◆ **PROBLEM DETAILS**
Write out the data below exactly as given, without any of its pictures.

◆ **INFORMATION SHOWN**

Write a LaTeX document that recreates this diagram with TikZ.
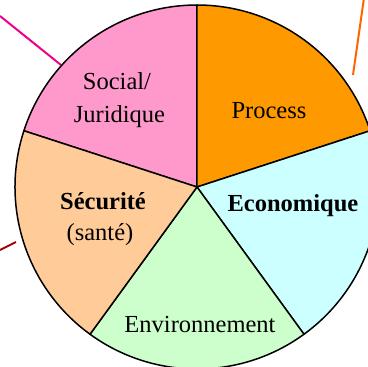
\documentclass[tikz,border=0pt]{standalone}
\usepackage{fontspec}
\setmainfont{Liberation Serif}
\definecolor{rose}{HTML}{FF99CC}
\definecolor{orangeprocess}{HTML}{FF9900}
\definecolor{cyanclair}{HTML}{CCFFFF}
\definecolor{vertclair}{HTML}{CCFFCC}
\definecolor{peche}{HTML}{FFCC99}
\definecolor{rougefonce}{HTML}{A00000}
\definecolor{orangelien}{HTML}{FF6600}
\begin{document}
\begin{tikzpicture}[x=1pt, y=1pt,
    secteur/.style={draw=black, line width=1.5pt, line join=round},
    lien/.style={line width=2pt},
    etiquette/.style={anchor=base, inner sep=0pt, font=\fontsize{24.5}{33}\selectfont}]
    % Cadre de l'image
    \useasboundingbox (0, 0) rectangle (368, -367);
    \clip (0, 0) rectangle (368, -367);

    % Liaisons vers l'extérieur
    \draw[lien, magenta] (0, -16) -- (61, -65);
    \draw[lien, orangelien] (364, 2) -- (353, -75);
    \draw[lien, rougefonce] (0, -250) -- (16, -242);

    % Camembert - cinq secteurs égaux
    \coordinate (O) at (197, -187);
    \def\rayon{182}
    \foreach \debut/\fin/\couleur in {90/162/rose, 18/90/orangeprocess, -54/18/cyanclair, -126/-54/vertclair, 162/234/peche}
        \filldraw[secteur, fill=\couleur] (O) -- ++(\debut:\rayon)
            arc[start angle=\debut, end angle=\fin, radius=\rayon] -- cycle;

    % Étiquettes
    \node[etiquette] (social) at (117, -89) {Social/};
    \node[etiquette] (juridique) at (119.5, -122) {Juridique};
    \node[etiquette] (process) at (269, -118) {Process};
    \node[etiquette, font=\fontsize{24.5}{33}\selectfont\bfseries] (eco) at (293, -211) {Economique};
    \node[etiquette, font=\fontsize{24.5}{33}\selectfont\bfseries] (securite) at (103, -209) {Sécurité};
    \node[etiquette] (sante) at (100, -240) {(santé)};
    \node[etiquette] (environnement) at (200, -332) {Environnement};
\end{tikzpicture}
\end{document}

◆ **TASK OUTPUT**
Write a LaTeX document that recreates this diagram with TikZ.
\documentclass[tikz,border=0pt]{standalone}
\usepackage{fontspec}
\setmainfont{Liberation Serif}
\definecolor{rose}{HTML}{FF99CC}
\definecolor{orangeprocess}{HTML}{FF9900}
\definecolor{cyanclair}{HTML}{CCFFFF}
\definecolor{vertclair}{HTML}{CCFFCC}
\definecolor{peche}{HTML}{FFCC99}
\definecolor{rougefonce}{HTML}{A00000}
\definecolor{orangelien}{HTML}{FF6600}
\begin{document}
\begin{tikzpicture}[x=1pt, y=1pt,
    secteur/.style={draw=black, line width=1.5pt, line join=round},
    lien/.style={line width=2pt},
    etiquette/.style={anchor=base, inner sep=0pt, font=\fontsize{24.5}{33}\selectfont}]
    % Cadre de l'image
    \useasboundingbox (0, 0) rectangle (368, -367);
    \clip (0, 0) rectangle (368, -367);

    % Liaisons vers l'extérieur
    \draw[lien, magenta] (0, -16) -- (61, -65);
    \draw[lien, orangelien] (364, 2) -- (353, -75);
    \draw[lien, rougefonce] (0, -250) -- (16, -242);

    % Camembert - cinq secteurs égaux
    \coordinate (O) at (197, -187);
    \def\rayon{182}
    \foreach \debut/\fin/\couleur in {90/162/rose, 18/90/orangeprocess, -54/18/cyanclair, -126/-54/vertclair, 162/234/peche}
        \filldraw[secteur, fill=\couleur] (O) -- ++(\debut:\rayon)
            arc[start angle=\debut, end angle=\fin, radius=\rayon] -- cycle;

    % Étiquettes
    \node[etiquette] (social) at (117, -89) {Social/};
    \node[etiquette] (juridique) at (119.5, -122) {Juridique};
    \node[etiquette] (process) at (269, -118) {Process};
    \node[etiquette, font=\fontsize{24.5}{33}\selectfont\bfseries] (eco) at (293, -211) {Economique};
    \node[etiquette, font=\fontsize{24.5}{33}\selectfont\bfseries] (securite) at (103, -209) {Sécurité};
    \node[etiquette] (sante) at (100, -240) {(santé)};
    \node[etiquette] (environnement) at (200, -332) {Environnement};
\end{tikzpicture}
\end{document}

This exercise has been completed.